The cottages will range in size from 600 to 850 square feet per floor. There are bungalows as well as two and three-level options. Prices will start in the high-$200,000 range, though most are likely to be in the high-$300,000 range and beyond.
They could be the vanguard for a community.
Thornton said the long-term vision would include a restaurant, spa and other services.
He hopes to have a show cottage done in the next month with sales to begin in July and August.
Thornton feels both relief that it’s actually happening and some disbelief that it’s taken nearly 20 years. “I never went to land-development school. I thought how difficult could it be when you have a beautiful piece of property,” he said with a laugh. “But there are no regrets. It’s been a wonderful experience.”

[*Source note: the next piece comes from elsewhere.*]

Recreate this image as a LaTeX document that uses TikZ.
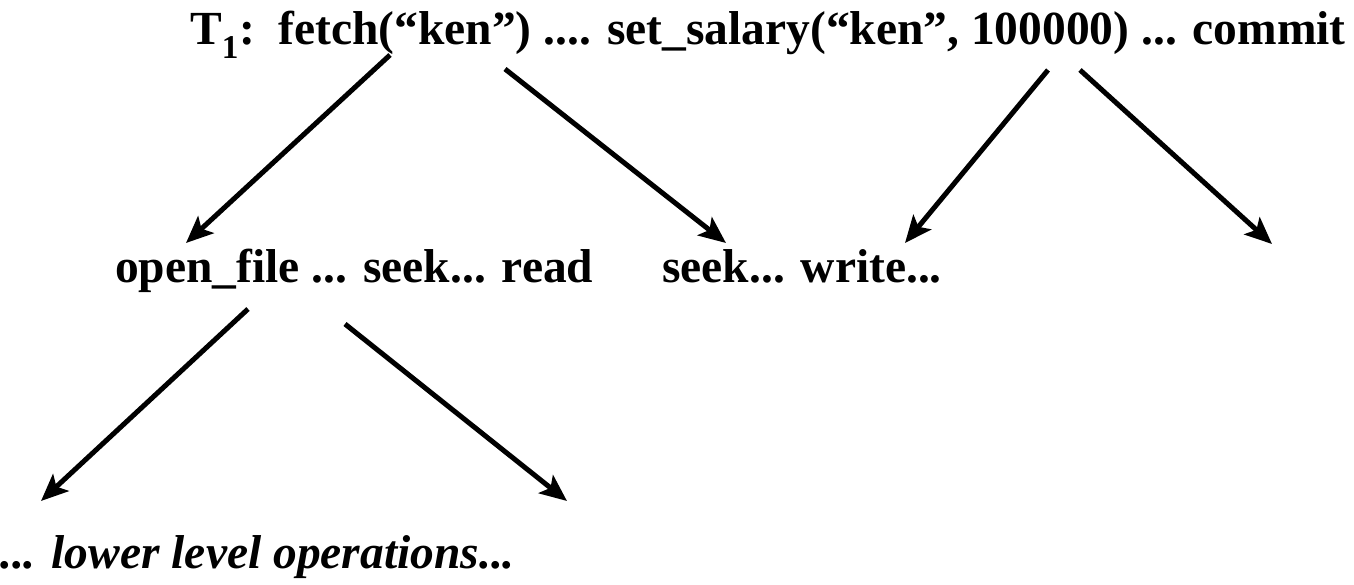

That’s why he kept the Silver Spray name in the Sooke Point project.
“Bad or good, it’s our history. It means a lot to me. We didn’t go through what we went through just to abandon it,” he said. “There was a big battle and it was controversial because it was such a special piece of property.”
Most of that battle died down after the CRD approved an earlier project proposal in 2002, and there has been very little controversy since the area was annexed by Sooke in 2005 and all decisions over zoning and changes were up to Sooke council.
Sooke mayor Wendal Milne said his council has endorsed Thornton’s most recent plans.
“It’s not much different from what was planned originally,” he said. “We think it’s a good thing for that site and this summer [Thornton] will spend money to promote it and get a show cottage and see what the market will take.”
Milne said he is surprised it has taken so long to start building, chalking the delays down to the market in recent years.
“I think he’s changed focus a bit and now he’s looking at a different type of market,” he said. “It’s a beautiful piece of property and the concept he’s into now I think is a good one.”